If you had a shell running in the /home directory, how would you navigate from home to model4?

Are there any files which cannot be reached from the /home directory?

Based solely on the structure above, is the /home directory located inside of any other directories?

Each line of the output above can be seen as a node in a tree. Are there any nodes in the tree that do not have a parent?

Which node is the root of the filesystem structure?

Are there any nodes that have more than one parent?

Are there any nodes that don't have any children? (These are leaf nodes.)

Phase 2: Breadth- and Depth-First Search

What is the first node inspected by a depth-first search for the value 18, which does not exist in this tree?

What is the first node inspected by a breadth-first search for the value 18?

What is the last node inspected by a depth-first search for the value 18?

What is the last node inspected by a breadth-first search for the value 18?

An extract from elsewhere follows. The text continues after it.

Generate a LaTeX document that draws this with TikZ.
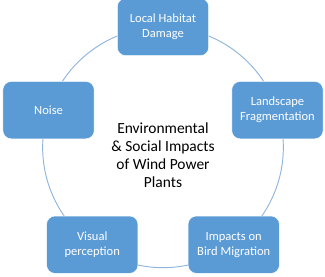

Which color is the node found by a depth-first search for the value 73? Which nodes, in order, did you visit to find 73?

Which color is the node found by a breadth-first search for the value 73? Which nodes, in order, did you visit to find 73?

Phase 3: Binary Search Trees

The tree above is a binary search tree (BST). Looking at Figure 2, what do you think are the properties of a binary search tree?

What is the height of the tree?

If you were searching for the value 13 (which doesn't exist in this tree), how many nodes would you have to check before knowing the tree did not contain the value 13?

How is the height of a BST related to the search time of a BST?

Phase 4: Problem Spaces and Trees

Can the class hierarchy in Java be represented with a tree? Why or why not?

A company's organization includes a CEO, several VPs that report to the CEO, managers that each report to a VP, and individual contributors that report to managers. Some of the individual contributors can work on two different teams at the same time, so they report to two managers. Can this organization be represented by a tree? Why or why not?